Location
- Canton, TX ESC Region 10 USA

District information
- Type: Public
- Grades: Pre-K through 12
- Superintendent: Dr. Brian Nichols

Students and staff
- Students: 1,904
- Teachers: 132
- Staff: 116
- Athletic conference: UIL Class 4A
- Colors: Green & White

Other information
- Mascot: Eagle
- Website: www.cantonisd.net

= Canton Independent School District =

School district in Texas, United States

Canton Independent School District is a public school district based in Canton, Texas (USA).

==Schools==
There are four campuses in Canton ISD -
- Canton High School (Grades 9-12)
- Canton Jr. High School (Grades 6-8)
- Canton Intermediate School (Grades 3-5)
- Canton Elementary School (Grades PK-2)

For the 2022–23 school year, the district was rated by the Texas Education Agency as follows: 86 (B) overall, 87 (B) for Student Achievement, 85 (B) for School Progress, and 85 (B) for Closing the Gaps.

==Statistics (per 2006)==
The attendance rate for students in the district is 97%, compared with a state average of 96%. 32% of the students in the district are economically disadvantaged, 10% enroll in special education, 5% enroll in gifted and talent programs, 22% are enrolled in career and technology programs, and 3% are considered "limited English proficient."

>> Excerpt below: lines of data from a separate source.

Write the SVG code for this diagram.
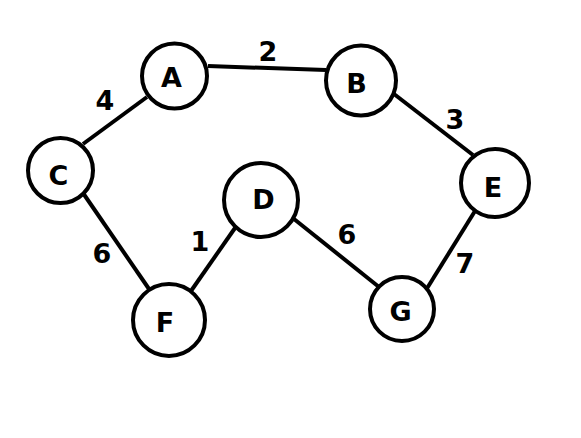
<svg xmlns="http://www.w3.org/2000/svg" width="581" height="438" viewBox="0 0 581 438">
<style>
.n{fill:#fff;stroke:#000;stroke-width:4}
.e{stroke:#000;stroke-width:4;fill:none}
text{font-family:"DejaVu Sans","Liberation Sans",sans-serif;font-weight:bold;font-size:27px;fill:#000;text-anchor:middle}
</style>
<rect width="581" height="438" fill="#fff"/>
<g id="edges">
<line class="e" x1="208" y1="66" x2="326" y2="70"/>
<line class="e" x1="147" y1="97" x2="83" y2="144"/>
<line class="e" x1="83" y1="193" x2="149" y2="289"/>
<line class="e" x1="191" y1="291" x2="235" y2="228"/>
<line class="e" x1="294" y1="219" x2="379" y2="287"/>
<line class="e" x1="394" y1="94" x2="473" y2="155"/>
<line class="e" x1="475" y1="211" x2="426" y2="290"/>
<text x="268" y="61">2</text>
<text x="105" y="110">4</text>
<text x="455" y="129">3</text>
<text x="102" y="263">6</text>
<text x="200" y="251">1</text>
<text x="347" y="244">6</text>
<text x="465" y="273">7</text>
</g>
<g id="A"><circle class="n" cx="174.5" cy="76" r="32.5"/><text x="171.5" y="87">A</text></g>
<g id="B"><circle class="n" cx="361" cy="80.5" r="35"/><text x="356.5" y="92.5">B</text></g>
<g id="C"><circle class="n" cx="60.5" cy="170.5" r="32.5"/><text x="58.5" y="185">C</text></g>
<g id="D"><circle class="n" cx="261" cy="200" r="37"/><text x="263.5" y="209">D</text></g>
<g id="E"><circle class="n" cx="495" cy="183" r="34"/><text x="493" y="196.5">E</text></g>
<g id="F"><circle class="n" cx="169" cy="320" r="36"/><text x="165" y="332">F</text></g>
<g id="G"><circle class="n" cx="402" cy="309" r="32"/><text x="400.5" y="320.5">G</text></g>
</svg>
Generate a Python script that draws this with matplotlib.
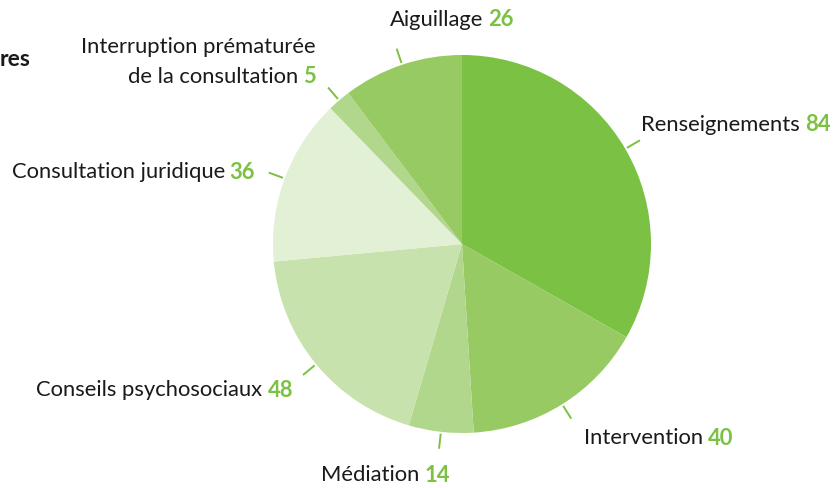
import numpy as np
import matplotlib
matplotlib.use("Agg")
import matplotlib.pyplot as plt

# Données
categories = ["Renseignements", "Intervention", "Médiation", "Conseils psychosociaux",
              "Consultation juridique", "Interruption prématurée\nde la consultation", "Aiguillage"]
values = [84, 40, 14, 48, 36, 5, 26]
colors = ["#7bc143", "#98ca64", "#b0d78b", "#c8e2ae", "#e2f0d6", "#b0d78b", "#98ca64"]

# mise en page des étiquettes : alignement et petit décalage (pixels)
label_ha = ["left", "left", "right", "right", "right", "right", "left"]
label_nudge = [(-17, 5), (2, -2), (13, -6), (6, -2), (6, -7), (1, -5), (0, 9)]

green = "#7bc143"
plt.rcParams["font.family"] = ["Lato", "DejaVu Sans"]

W, H = 833, 488
cx, cy, R = 462, 244, 189
fig = plt.figure(figsize=(W / 100, H / 100), dpi=100)
ax = fig.add_axes([0, 0, 1, 1])

wedges, _ = ax.pie(values, colors=colors, startangle=90, counterclock=False,
                   radius=1, center=(0, 0), frame=True,
                   wedgeprops=dict(linewidth=0))
ax.set_xlim(-cx / R, (W - cx) / R)
ax.set_ylim(-(H - cy) / R, cy / R)
ax.set_aspect("auto")
ax.axis("off")

fig.canvas.draw()
renderer = fig.canvas.get_renderer()
fs = 15.8
px = 1.0 / R  # un pixel en unités de données


def width_of(t):
    return t.get_window_extent(renderer).width


for w, name, val, ha, (nx, ny) in zip(wedges, categories, values, label_ha, label_nudge):
    ang = np.deg2rad((w.theta1 + w.theta2) / 2)
    c, s = np.cos(ang), np.sin(ang)
    ax.plot([1.01 * c, 1.09 * c], [1.01 * s, 1.09 * s], color=green, lw=1.4,
            solid_capstyle="butt")
    x = 1.2 * c + nx * px
    y = 1.2 * s + ny * px
    lines = name.split("\n")
    last = lines[-1]
    num = str(val)
    if ha == "left":
        t1 = ax.text(x, y, last, ha="left", va="center", fontsize=fs, color="#1a1a1a")
        w1 = width_of(t1) + 5
        ax.text(x + w1 * px, y, num, ha="left", va="center", fontsize=fs,
                color=green, fontweight="bold")
    else:
        t2 = ax.text(x, y, num, ha="right", va="center", fontsize=fs,
                     color=green, fontweight="bold")
        w2 = width_of(t2) + 5
        ax.text(x - w2 * px, y, last, ha="right", va="center", fontsize=fs, color="#1a1a1a")
    for i, ln in enumerate(reversed(lines[:-1])):
        ax.text(x, y + (i + 1) * 30 * px, ln, ha=ha, va="center", fontsize=fs,
                color="#1a1a1a")

# titre coupé à gauche
fig.text(0, 1 - 60 / H, "res", ha="left", va="center", fontsize=16.5,
         fontweight="bold", color="#1a1a1a")

fig.savefig("out.png", dpi=100)
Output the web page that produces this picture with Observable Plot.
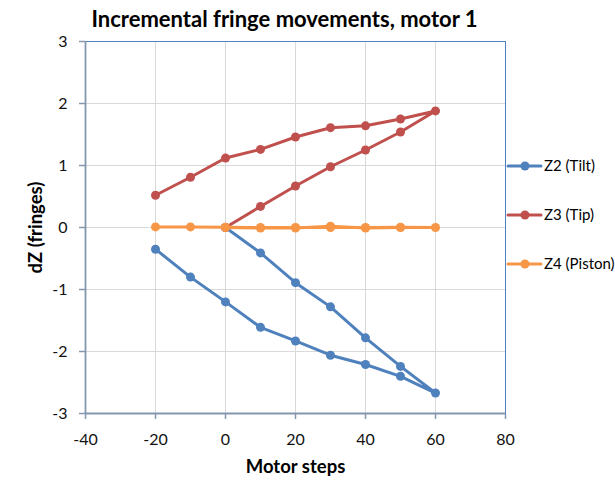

The ethnic makeup of the district is 87% White, non-Hispanic, 8% Hispanic, 3% African American, 1% Asian/Pacific Islander, and 1% Native American.

Teachers in the district carry, on average, 15 years of teaching experience and 4% of the teachers on staff are first-year teachers. 83% of the teachers hold bachelors, 16% hold master's, and less than 1% hold doctorates.

72% of students in the district took SAT/ACT standardized examinations with an average score of 1026 and 21, respectively. 20% of students took an AP and/or IB examination.